Tuesday, July 1, 2014

To Absent Friends - A Watergate Trio

Regular readers know of my penchant for scouring the news obituaries to put together "Absent Friends" posts on people, some famous, some obscure, who have played an important or semi-important role in history, sports or popular culture, or that simply just grab my attention for one reason or another.

In recent weeks, there have been a convergence of deaths involving people surrounding that period in our history that is known simply as "Watergate", when Richard Nixon and All the President's Men laid waste to the Constitution.  (I can remember Johnny Carson during that summer often saying "What's really scary is that someday, THESE will be the 'good old days.' ") So, let us return to that summer of 1973 when the Ervin Committee Hearings captivated American television viewers, and remember....

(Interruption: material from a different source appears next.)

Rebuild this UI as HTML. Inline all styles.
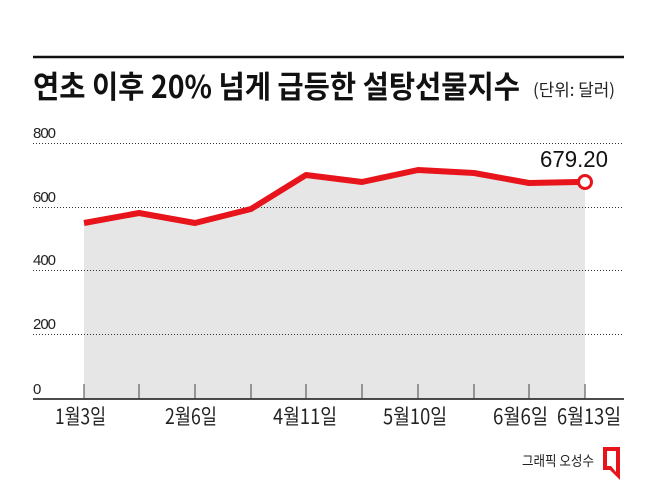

Jeb Stuart Magruder, who died in May at the age of 79.  Magruder was Deputy Director of the the Committee to Re-Elect the President who fessed up to all sorts of improprieties and crimes on behalf of the President, plead guilty, and ended up doing seven months in a federal penitentiary.  Like others, Magruder found God while in the slammer, and became an ordained Presbyterian minister upon his release.

Howard Baker was US Senator from Tennessee and was the minority leader on the Ervin Senate Committee.   Baker had a long a distinguished career in the US Senate, served as Republican leader in the Senate, served as White House Chief of Staff under President Reagan, and a US Ambassador to Japan.  He will forever be remembered, however, for the question that he asked during the Watergate hearings, a question that has fallen into such common use, that it has almost become a cliche: "What did the President know, and when did he know it?"  The question pretty much crystallized the entire Watergate Affair.  Baker died last month at the age of 88.  

And Sunday's paper posted the obit of one Johnnie Waters, 94, who died last week.  Who was Waters?  Well, he was the Commissioner of the Internal Revenue Service from 1971-73.  He left that office when he refused to use his office to audit the tax returns and generally harass those considered political "enemies" of President Nixon.  I suppose that made him a bit of a minor hero in the whole sordid mess.

Observe the deaths of these men by pulling out and watching your DVD of "All the President's Men".

RIP Jeb Magruder, Howard Baker, and Johnnie Waters.